Now, this isn’t Pour Your Heart Out-y in the way that it’s all emotional. But, I realized it was World Breastfeeding Week. And another side of PYHO is talking about an issue you feel passionately about. So, you’ll hear my thoughts on boobs.
Here’s my bottom line: Your boobs are your business. And mine are my business
and my husband’s.
If I tell anyone my breastfeeding story, I get labeled an earthy, crunchy, granola boob-nazi. Not because I actually am one, but when you exclusively breastfeed, especially when you extended bf, assumptions get made that you must be one of those moms who will freak out on any mom who dares bottle feed their baby. And that just isn’t true.
I got pregnant with baby #2 when baby #1 was just 8 months old. I was determined to still get to a year with baby #1. And we did… and it didn’t seem like he was ready to stop then, though we cut down. When baby #2 was born when baby #1 was just shy of 17 months… my milk supply increased and baby #1 thought this was awesome and had no desire to quit.
So, I actually tandem nursed for about a year. Only at nap and bedtimes and just for about a minute or two and only from my side with the weaker supply for my older baby. Then, he stopped.

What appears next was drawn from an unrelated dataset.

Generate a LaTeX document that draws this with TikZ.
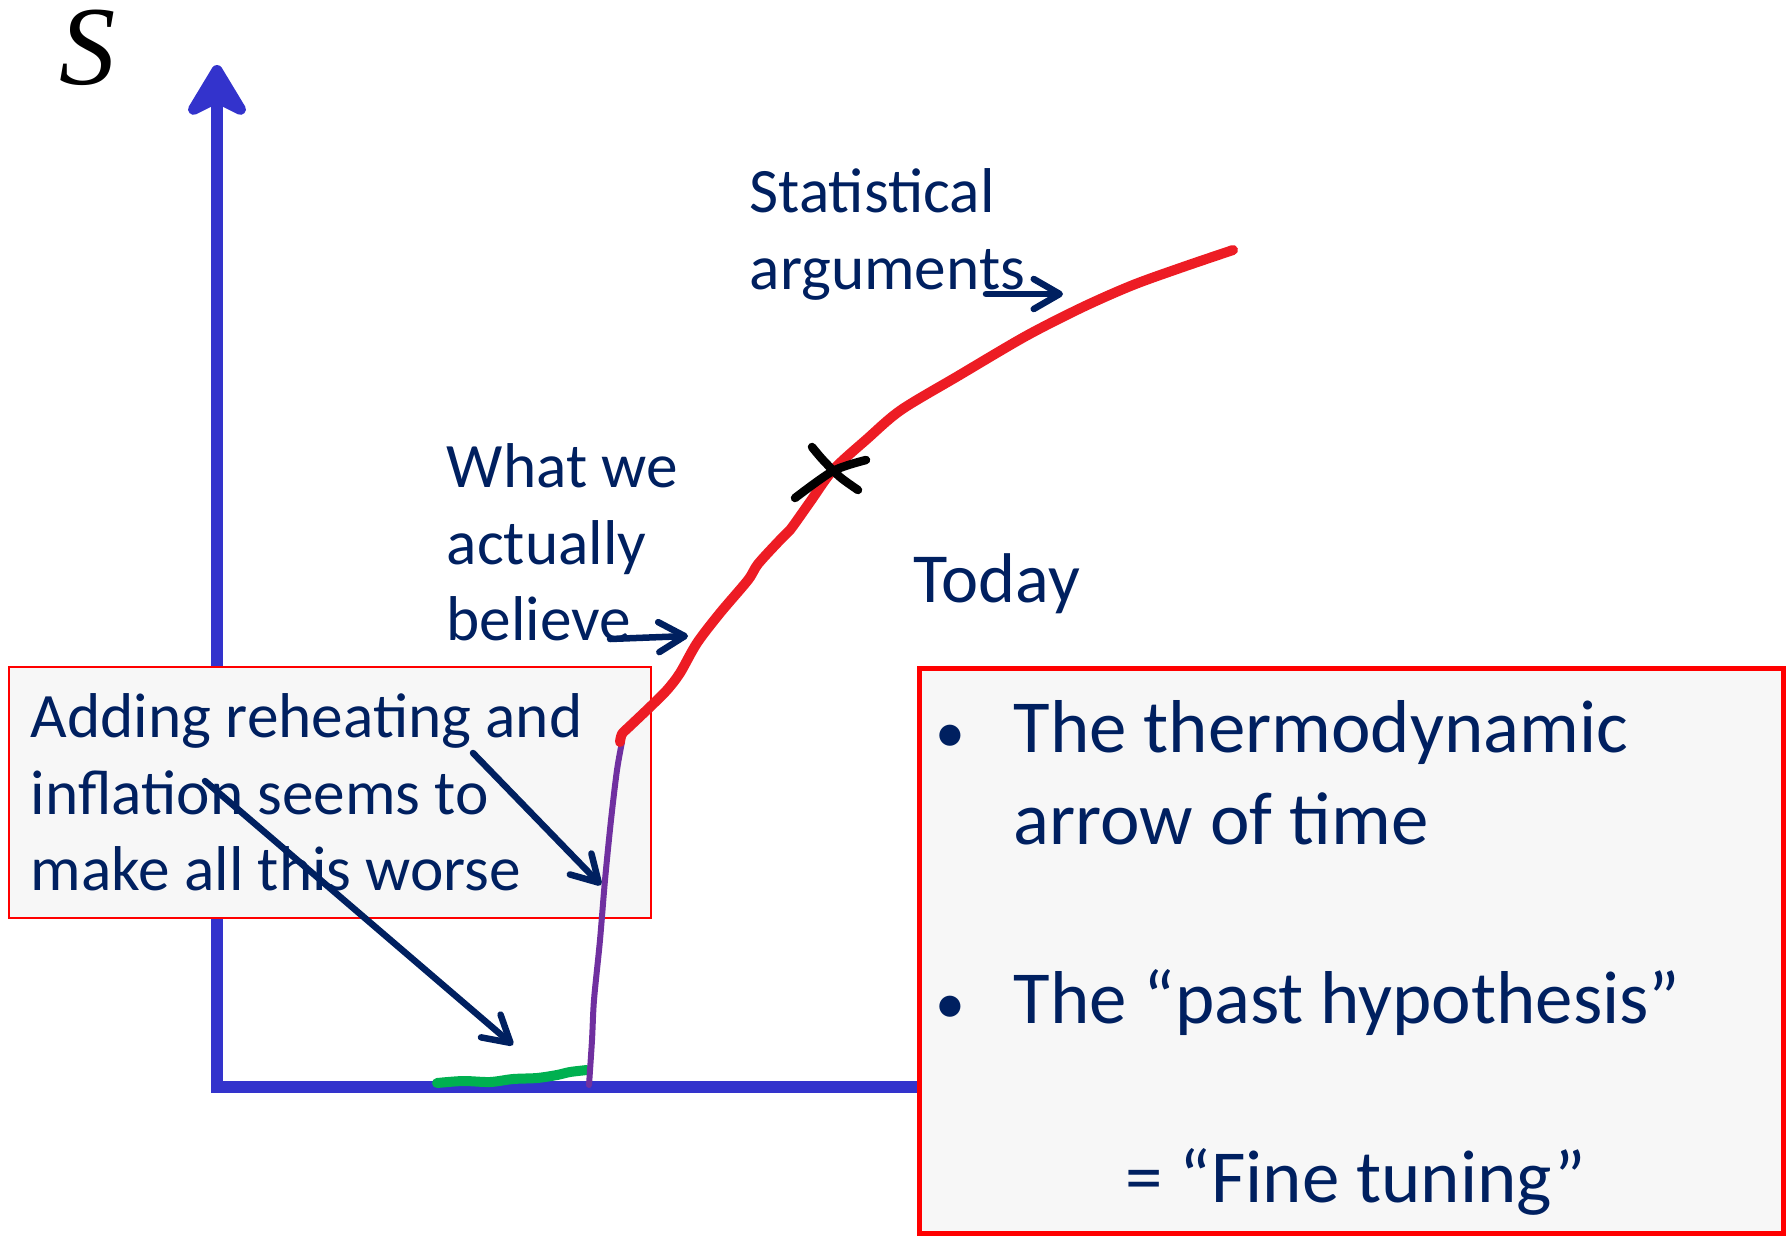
\documentclass[tikz,border=0pt]{standalone}
\usepackage{fontspec}
\setmainfont{Carlito}
\newfontfamily\timesfont{Liberation Serif}
\definecolor{axisblue}{RGB}{51, 51, 204}
\definecolor{navy}{RGB}{0, 32, 96}
\definecolor{curvered}{RGB}{237, 28, 36}
\definecolor{boxred}{RGB}{255, 0, 0}
\definecolor{boxfill}{RGB}{247, 247, 247}
\definecolor{inflgreen}{RGB}{0, 176, 80}
\definecolor{reheatpurple}{RGB}{112, 48, 160}
\usetikzlibrary{arrows.meta, positioning, calc}
\tikzset{
	axis/.style={line width=0.12cm, draw=axisblue, -{Stealth[length=0.62cm, width=0.74cm, inset=0.18cm, round]}},
	note/.style={text=navy, align=flush left, inner sep=0pt, anchor=north west, font=\fontsize{18}{21.8}\selectfont},
	bignote/.style={note, font=\fontsize{21.3}{26.2}\selectfont},
	leftbox/.style={rectangle, draw=boxred, fill=boxfill, line width=0.02cm, align=flush left, text=navy, text width=5.98cm, inner xsep=0.22cm, minimum width=6.42cm, minimum height=2.51cm, font=\fontsize{18}{21.8}\selectfont},
	bigbox/.style={rectangle, draw=boxred, fill=boxfill, line width=0.05cm, minimum width=8.63cm, minimum height=5.64cm},
	pointer/.style={-{Straight Barb[length=2.6mm, width=3mm, round]}, line width=0.065cm, draw=navy, line cap=round},
	stroke/.style={line width=0.1cm, line cap=round, line join=round},
}

\begin{document}
\begin{tikzpicture}[x=0.01cm, y=-0.01cm]
	\useasboundingbox (0,0) rectangle (1788,1236);
	\coordinate (origin) at (217,1087);
	\coordinate (ytop) at (217,65);
	\coordinate (xend) at (960,1087);
	\draw[axis] (xend) -- (origin) -- (ytop);
	\node[font=\timesfont\itshape\fontsize{32}{32}\selectfont] (entropy) at (88,48) {S};

	\node[leftbox] (addbox) at (330,792.5) {Adding reheating and\\inflation seems to\\make all this worse};
	\node[bigbox] (tuningbox) at (1351.5,951) {};

	\node[note] (stat) at (749,168) {Statistical\\arguments};
	\node[note] (believe) at (446,443) {What we\\actually\\believe};
	\node[note, font=\fontsize{20}{24}\selectfont] (today) at (913,553) {Today};
	\node[bignote] (item1) at (1013,700) {\llap{{\fontsize{17}{17}\selectfont\textbullet}\hspace{0.48cm}}The thermodynamic\\arrow of time};
	\node[bignote] (item2) at (1013,969) {\llap{{\fontsize{17}{17}\selectfont\textbullet}\hspace{0.48cm}}The “past hypothesis”};
	\node[bignote] (tuning) at (1125,1148) {= “Fine tuning”};

	% inflation, reheating, standard history
	\draw[stroke, inflgreen] plot[smooth] coordinates {(437,1083) (463,1081) (490,1082) (513,1079) (537,1078) (557,1075) (570,1072) (587,1070)};
	\draw[stroke, reheatpurple, line width=0.06cm] plot[smooth] coordinates {(589,1085) (592,1040) (594,1000) (600,940) (605,880) (611,820) (617,770) (622,742)};
	\draw[stroke, curvered] plot[smooth] coordinates {(620,742) (622,734) (630,726) (650,707) (667,690) (680,673) (697,643) (720,613) (748,580) (758,564) (780,540) (790,530) (810,502) (833,470) (867,439) (901,410) (958,376) (1026,336) (1083,307) (1133,285) (1183,267) (1233,250)};
	\draw[stroke, black, line width=0.085cm] plot[smooth] coordinates {(795,498) (833,471) (866,460)};
	\draw[stroke, black, line width=0.085cm] plot[smooth] coordinates {(812,447) (823,460) (840,477) (858,490)};

	\coordinate (stat-a) at (986,294);
	\coordinate (stat-b) at (1063,294);
	\coordinate (believe-a) at (610,639);
	\coordinate (believe-b) at (688,636);
	\coordinate (reheat-a) at (473,753);
	\coordinate (reheat-b) at (601,885);
	\coordinate (infl-a) at (205,781);
	\coordinate (infl-b) at (513,1045);
	\draw[pointer] (stat-a) -- (stat-b);
	\draw[pointer] (believe-a) -- (believe-b);
	\draw[pointer] (reheat-a) -- (reheat-b);
	\draw[pointer] (infl-a) -- (infl-b);
\end{tikzpicture}
\end{document}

Baby #2 continued nursing. He stopped one day, cold turkey when he was about 18 months old. I was pregnant with baby #3 and I think because he was older when I got pregnant, he noticed the change in my milk.
Baby #3 weaned himself at about 14 months old. Again, cold turkey.
Now, I could sit here and talk about why I made the decisions I did, but that isn’t really my point. My point is that I’m a mama who breastfed. It worked for my babies and for me.
But, I also have many friends and family members that it did not work for. And oh, how they tried.
I also know friends who never tried to breastfeed and never had any interest in trying.
To me, this is one of those decisions that each person has to make for themselves. While I will give my opinion about breastfeeding and tell my own stories about it- that is only IF I’m asked. Want breastfeeding advice or to trade war stories? I’m totally game. But only if you ask.
I’m not going to cram what I did with my kids down your throat, trying to convince you that you should do what I did.
Because your boobs are your business.
And you are not me and your kids are not my kids.
I can’t tell you that you should breastfeed any more than I can tell you whether a time out or redirect would work better when your toddler is misbehaving. We all parent differently. I realize that some would disagree with my comparison and go there with the health benefits. But, this is my blog and my viewpoint.
Whether someone chooses to breastfeed or not is really none of my business. We never really know why someone is making the choices that they do. As long as their babies are being fed period it’s not our place to judge.
And this goes both ways: whether you are a breastfeeding mom about to comment on the formula bottle in the diaper bag of the mom beside you at the playground or if you are a formula-feeding mom about to make a comment about how a breastfeeding mom should be sure to have herself completely covered at all times….
Remember that your boobs are your business. And someone else’s are theirs.